What is being asked>
Among the lines below, count those with "matplotlib". Give the total alone.
— START Dataset extract —
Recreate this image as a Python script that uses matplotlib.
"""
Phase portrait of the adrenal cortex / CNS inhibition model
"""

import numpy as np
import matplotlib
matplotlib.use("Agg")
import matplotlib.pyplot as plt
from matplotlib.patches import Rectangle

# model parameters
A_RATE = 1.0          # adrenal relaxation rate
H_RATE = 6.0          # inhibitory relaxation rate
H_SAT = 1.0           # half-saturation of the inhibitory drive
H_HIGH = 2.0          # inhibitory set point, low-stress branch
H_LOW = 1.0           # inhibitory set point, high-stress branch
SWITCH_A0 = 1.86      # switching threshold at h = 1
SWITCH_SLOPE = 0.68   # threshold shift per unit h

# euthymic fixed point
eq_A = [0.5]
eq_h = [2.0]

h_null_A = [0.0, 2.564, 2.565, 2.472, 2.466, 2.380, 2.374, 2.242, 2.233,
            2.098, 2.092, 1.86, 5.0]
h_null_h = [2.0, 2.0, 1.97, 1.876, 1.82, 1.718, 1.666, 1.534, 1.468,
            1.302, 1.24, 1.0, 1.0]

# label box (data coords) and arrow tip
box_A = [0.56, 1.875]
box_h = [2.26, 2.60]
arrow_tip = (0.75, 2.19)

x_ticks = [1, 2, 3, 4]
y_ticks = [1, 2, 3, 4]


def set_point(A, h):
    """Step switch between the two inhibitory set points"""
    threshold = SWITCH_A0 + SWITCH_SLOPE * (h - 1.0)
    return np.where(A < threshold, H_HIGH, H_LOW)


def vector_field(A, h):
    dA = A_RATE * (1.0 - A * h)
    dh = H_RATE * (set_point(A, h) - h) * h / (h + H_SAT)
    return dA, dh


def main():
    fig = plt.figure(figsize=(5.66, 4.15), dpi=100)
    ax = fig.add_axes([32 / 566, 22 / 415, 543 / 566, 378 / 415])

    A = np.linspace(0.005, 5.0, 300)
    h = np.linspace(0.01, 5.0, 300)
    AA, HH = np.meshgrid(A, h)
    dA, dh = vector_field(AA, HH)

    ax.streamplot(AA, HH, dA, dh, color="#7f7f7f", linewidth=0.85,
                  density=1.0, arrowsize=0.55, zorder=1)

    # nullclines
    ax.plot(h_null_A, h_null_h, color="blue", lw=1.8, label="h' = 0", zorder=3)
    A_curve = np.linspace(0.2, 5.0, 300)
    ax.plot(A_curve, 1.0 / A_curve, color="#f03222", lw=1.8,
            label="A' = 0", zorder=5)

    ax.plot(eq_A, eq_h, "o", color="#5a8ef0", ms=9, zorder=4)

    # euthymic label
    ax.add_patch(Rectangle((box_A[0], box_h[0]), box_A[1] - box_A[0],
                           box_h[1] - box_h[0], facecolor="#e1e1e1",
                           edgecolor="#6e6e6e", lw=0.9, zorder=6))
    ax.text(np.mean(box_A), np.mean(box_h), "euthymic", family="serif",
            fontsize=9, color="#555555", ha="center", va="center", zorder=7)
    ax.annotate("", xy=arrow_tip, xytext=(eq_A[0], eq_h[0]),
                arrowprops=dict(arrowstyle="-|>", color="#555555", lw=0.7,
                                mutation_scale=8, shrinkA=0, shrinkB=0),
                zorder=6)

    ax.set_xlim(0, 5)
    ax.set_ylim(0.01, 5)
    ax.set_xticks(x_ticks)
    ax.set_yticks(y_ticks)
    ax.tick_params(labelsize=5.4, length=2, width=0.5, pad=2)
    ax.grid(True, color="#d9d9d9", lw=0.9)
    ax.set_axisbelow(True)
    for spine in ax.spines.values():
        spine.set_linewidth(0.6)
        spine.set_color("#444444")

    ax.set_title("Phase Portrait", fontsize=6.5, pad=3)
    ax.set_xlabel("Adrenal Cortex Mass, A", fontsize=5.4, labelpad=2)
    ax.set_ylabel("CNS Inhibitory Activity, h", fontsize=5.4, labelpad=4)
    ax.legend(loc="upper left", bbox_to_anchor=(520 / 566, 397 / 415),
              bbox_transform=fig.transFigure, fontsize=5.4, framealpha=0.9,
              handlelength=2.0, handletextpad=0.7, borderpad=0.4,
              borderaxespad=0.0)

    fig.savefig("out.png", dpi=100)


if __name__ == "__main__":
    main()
— END Dataset extract —
Output>
5